Michael Palin has taken aim at the BBC’s head of comedy after comments he made about Monty Python being ‘white blokes’ who wouldn’t get hired today.
Shane Allen made the remarks in reference to the approaching 50th anniversary of the ground-breaking comedy troupe.
“If you’re going to assemble a team now it’s not going to be six Oxbridge white blokes. It’s going to be a diverse range of people who reflect the modern world,” he told The Independent.
Graham Chapman, John Cleese and Eric Idle were all educated at Cambridge, while Palin and Terry Jones went to Oxford.
But Palin has taken issue with the comments.
“What does he mean? If you’ve had a good education and you’re white you’re not able to write comedy?” he told the Radio Times.

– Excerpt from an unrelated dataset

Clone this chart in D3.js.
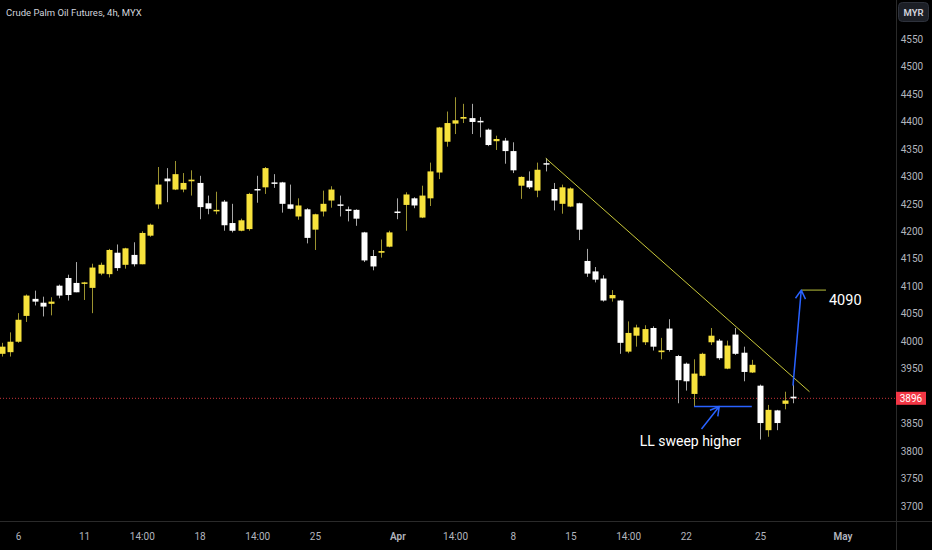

“What are they going to say? ‘Oh God! The man who wrote that’s an Etonian.’ ‘But it’s hilarious.’ ‘It’s no good, he’s an Etonian!’”
Palin also argued that the landscape has changed radically for commissioning comedy at the BBC, and that the days of taking on a whole series without some editorial intervention are gone.
“They want to know what you’re writing about, how long it will take, how much it will cost. It has to be checked for political correctness, ‘compliance’, ‘diversity’. It’s much more controlled,” he said.
Palin was speaking ahead of his role in ITV’s forthcoming production of Vanity Fair, the first episode of which airs this coming Sunday.